## Written problem
Set down the material once more, exactly as it appears.

--- Start Dataset section ---

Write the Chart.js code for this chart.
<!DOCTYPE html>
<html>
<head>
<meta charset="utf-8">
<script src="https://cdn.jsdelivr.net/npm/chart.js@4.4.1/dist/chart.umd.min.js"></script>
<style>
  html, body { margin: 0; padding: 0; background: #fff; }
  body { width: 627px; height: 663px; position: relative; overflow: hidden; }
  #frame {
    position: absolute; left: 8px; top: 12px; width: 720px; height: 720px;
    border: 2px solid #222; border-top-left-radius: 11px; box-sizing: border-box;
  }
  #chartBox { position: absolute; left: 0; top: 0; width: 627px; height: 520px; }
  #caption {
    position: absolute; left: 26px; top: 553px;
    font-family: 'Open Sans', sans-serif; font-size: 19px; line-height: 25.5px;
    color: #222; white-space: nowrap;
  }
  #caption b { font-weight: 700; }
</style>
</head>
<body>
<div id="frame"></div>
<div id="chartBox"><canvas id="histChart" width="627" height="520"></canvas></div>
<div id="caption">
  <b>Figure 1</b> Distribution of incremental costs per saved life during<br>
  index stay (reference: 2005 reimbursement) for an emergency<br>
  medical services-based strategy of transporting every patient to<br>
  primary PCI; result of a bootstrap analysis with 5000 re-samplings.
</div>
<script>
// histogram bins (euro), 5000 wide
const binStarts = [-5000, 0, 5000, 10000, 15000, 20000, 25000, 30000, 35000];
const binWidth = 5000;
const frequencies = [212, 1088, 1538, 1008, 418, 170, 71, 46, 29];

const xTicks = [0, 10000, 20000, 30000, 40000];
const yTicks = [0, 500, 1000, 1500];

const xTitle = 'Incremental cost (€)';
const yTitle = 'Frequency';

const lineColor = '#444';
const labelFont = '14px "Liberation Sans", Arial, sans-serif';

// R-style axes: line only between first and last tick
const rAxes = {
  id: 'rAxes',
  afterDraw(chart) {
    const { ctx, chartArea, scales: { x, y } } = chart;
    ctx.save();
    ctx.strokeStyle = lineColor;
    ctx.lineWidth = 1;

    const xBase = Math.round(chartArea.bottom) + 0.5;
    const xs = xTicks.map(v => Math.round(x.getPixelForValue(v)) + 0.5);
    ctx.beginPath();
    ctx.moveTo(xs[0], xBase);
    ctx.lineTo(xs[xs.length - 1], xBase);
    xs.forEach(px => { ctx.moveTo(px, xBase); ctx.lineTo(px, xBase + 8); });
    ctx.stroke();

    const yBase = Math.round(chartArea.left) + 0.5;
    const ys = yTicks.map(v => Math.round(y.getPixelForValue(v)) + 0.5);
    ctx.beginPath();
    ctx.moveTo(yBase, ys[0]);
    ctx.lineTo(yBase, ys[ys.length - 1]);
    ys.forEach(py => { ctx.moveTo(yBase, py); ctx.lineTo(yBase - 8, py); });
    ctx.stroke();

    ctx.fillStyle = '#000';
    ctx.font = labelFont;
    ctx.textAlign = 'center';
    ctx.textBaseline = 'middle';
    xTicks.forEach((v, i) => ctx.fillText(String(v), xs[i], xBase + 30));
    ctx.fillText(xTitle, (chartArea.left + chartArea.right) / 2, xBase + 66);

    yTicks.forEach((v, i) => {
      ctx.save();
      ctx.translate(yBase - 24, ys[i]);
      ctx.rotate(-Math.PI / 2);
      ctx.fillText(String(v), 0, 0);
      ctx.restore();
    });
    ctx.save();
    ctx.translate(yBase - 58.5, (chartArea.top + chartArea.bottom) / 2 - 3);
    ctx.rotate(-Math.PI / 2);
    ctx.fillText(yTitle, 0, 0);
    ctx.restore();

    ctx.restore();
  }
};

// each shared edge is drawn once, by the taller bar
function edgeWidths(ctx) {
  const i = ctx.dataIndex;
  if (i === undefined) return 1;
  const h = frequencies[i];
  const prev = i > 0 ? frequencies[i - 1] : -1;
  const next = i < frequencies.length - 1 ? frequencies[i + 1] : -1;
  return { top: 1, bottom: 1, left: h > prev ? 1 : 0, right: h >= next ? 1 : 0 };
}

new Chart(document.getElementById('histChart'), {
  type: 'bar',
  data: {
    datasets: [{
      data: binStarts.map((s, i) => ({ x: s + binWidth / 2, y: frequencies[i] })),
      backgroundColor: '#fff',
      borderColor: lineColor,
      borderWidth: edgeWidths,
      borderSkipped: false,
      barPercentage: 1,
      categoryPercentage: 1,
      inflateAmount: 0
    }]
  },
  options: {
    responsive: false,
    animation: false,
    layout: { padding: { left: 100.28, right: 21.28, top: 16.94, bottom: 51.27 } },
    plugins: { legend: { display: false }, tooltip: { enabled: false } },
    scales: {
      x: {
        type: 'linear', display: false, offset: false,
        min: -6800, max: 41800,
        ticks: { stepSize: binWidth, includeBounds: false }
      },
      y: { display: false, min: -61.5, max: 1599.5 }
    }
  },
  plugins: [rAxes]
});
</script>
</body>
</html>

--- End Dataset section ---

## Result
Write the Chart.js code for this chart.
<!DOCTYPE html>
<html>
<head>
<meta charset="utf-8">
<script src="https://cdn.jsdelivr.net/npm/chart.js@4.4.1/dist/chart.umd.min.js"></script>
<style>
  html, body { margin: 0; padding: 0; background: #fff; }
  body { width: 627px; height: 663px; position: relative; overflow: hidden; }
  #frame {
    position: absolute; left: 8px; top: 12px; width: 720px; height: 720px;
    border: 2px solid #222; border-top-left-radius: 11px; box-sizing: border-box;
  }
  #chartBox { position: absolute; left: 0; top: 0; width: 627px; height: 520px; }
  #caption {
    position: absolute; left: 26px; top: 553px;
    font-family: 'Open Sans', sans-serif; font-size: 19px; line-height: 25.5px;
    color: #222; white-space: nowrap;
  }
  #caption b { font-weight: 700; }
</style>
</head>
<body>
<div id="frame"></div>
<div id="chartBox"><canvas id="histChart" width="627" height="520"></canvas></div>
<div id="caption">
  <b>Figure 1</b> Distribution of incremental costs per saved life during<br>
  index stay (reference: 2005 reimbursement) for an emergency<br>
  medical services-based strategy of transporting every patient to<br>
  primary PCI; result of a bootstrap analysis with 5000 re-samplings.
</div>
<script>
// histogram bins (euro), 5000 wide
const binStarts = [-5000, 0, 5000, 10000, 15000, 20000, 25000, 30000, 35000];
const binWidth = 5000;
const frequencies = [212, 1088, 1538, 1008, 418, 170, 71, 46, 29];

const xTicks = [0, 10000, 20000, 30000, 40000];
const yTicks = [0, 500, 1000, 1500];

const xTitle = 'Incremental cost (€)';
const yTitle = 'Frequency';

const lineColor = '#444';
const labelFont = '14px "Liberation Sans", Arial, sans-serif';

// R-style axes: line only between first and last tick
const rAxes = {
  id: 'rAxes',
  afterDraw(chart) {
    const { ctx, chartArea, scales: { x, y } } = chart;
    ctx.save();
    ctx.strokeStyle = lineColor;
    ctx.lineWidth = 1;

    const xBase = Math.round(chartArea.bottom) + 0.5;
    const xs = xTicks.map(v => Math.round(x.getPixelForValue(v)) + 0.5);
    ctx.beginPath();
    ctx.moveTo(xs[0], xBase);
    ctx.lineTo(xs[xs.length - 1], xBase);
    xs.forEach(px => { ctx.moveTo(px, xBase); ctx.lineTo(px, xBase + 8); });
    ctx.stroke();

    const yBase = Math.round(chartArea.left) + 0.5;
    const ys = yTicks.map(v => Math.round(y.getPixelForValue(v)) + 0.5);
    ctx.beginPath();
    ctx.moveTo(yBase, ys[0]);
    ctx.lineTo(yBase, ys[ys.length - 1]);
    ys.forEach(py => { ctx.moveTo(yBase, py); ctx.lineTo(yBase - 8, py); });
    ctx.stroke();

    ctx.fillStyle = '#000';
    ctx.font = labelFont;
    ctx.textAlign = 'center';
    ctx.textBaseline = 'middle';
    xTicks.forEach((v, i) => ctx.fillText(String(v), xs[i], xBase + 30));
    ctx.fillText(xTitle, (chartArea.left + chartArea.right) / 2, xBase + 66);

    yTicks.forEach((v, i) => {
      ctx.save();
      ctx.translate(yBase - 24, ys[i]);
      ctx.rotate(-Math.PI / 2);
      ctx.fillText(String(v), 0, 0);
      ctx.restore();
    });
    ctx.save();
    ctx.translate(yBase - 58.5, (chartArea.top + chartArea.bottom) / 2 - 3);
    ctx.rotate(-Math.PI / 2);
    ctx.fillText(yTitle, 0, 0);
    ctx.restore();

    ctx.restore();
  }
};

// each shared edge is drawn once, by the taller bar
function edgeWidths(ctx) {
  const i = ctx.dataIndex;
  if (i === undefined) return 1;
  const h = frequencies[i];
  const prev = i > 0 ? frequencies[i - 1] : -1;
  const next = i < frequencies.length - 1 ? frequencies[i + 1] : -1;
  return { top: 1, bottom: 1, left: h > prev ? 1 : 0, right: h >= next ? 1 : 0 };
}

new Chart(document.getElementById('histChart'), {
  type: 'bar',
  data: {
    datasets: [{
      data: binStarts.map((s, i) => ({ x: s + binWidth / 2, y: frequencies[i] })),
      backgroundColor: '#fff',
      borderColor: lineColor,
      borderWidth: edgeWidths,
      borderSkipped: false,
      barPercentage: 1,
      categoryPercentage: 1,
      inflateAmount: 0
    }]
  },
  options: {
    responsive: false,
    animation: false,
    layout: { padding: { left: 100.28, right: 21.28, top: 16.94, bottom: 51.27 } },
    plugins: { legend: { display: false }, tooltip: { enabled: false } },
    scales: {
      x: {
        type: 'linear', display: false, offset: false,
        min: -6800, max: 41800,
        ticks: { stepSize: binWidth, includeBounds: false }
      },
      y: { display: false, min: -61.5, max: 1599.5 }
    }
  },
  plugins: [rAxes]
});
</script>
</body>
</html>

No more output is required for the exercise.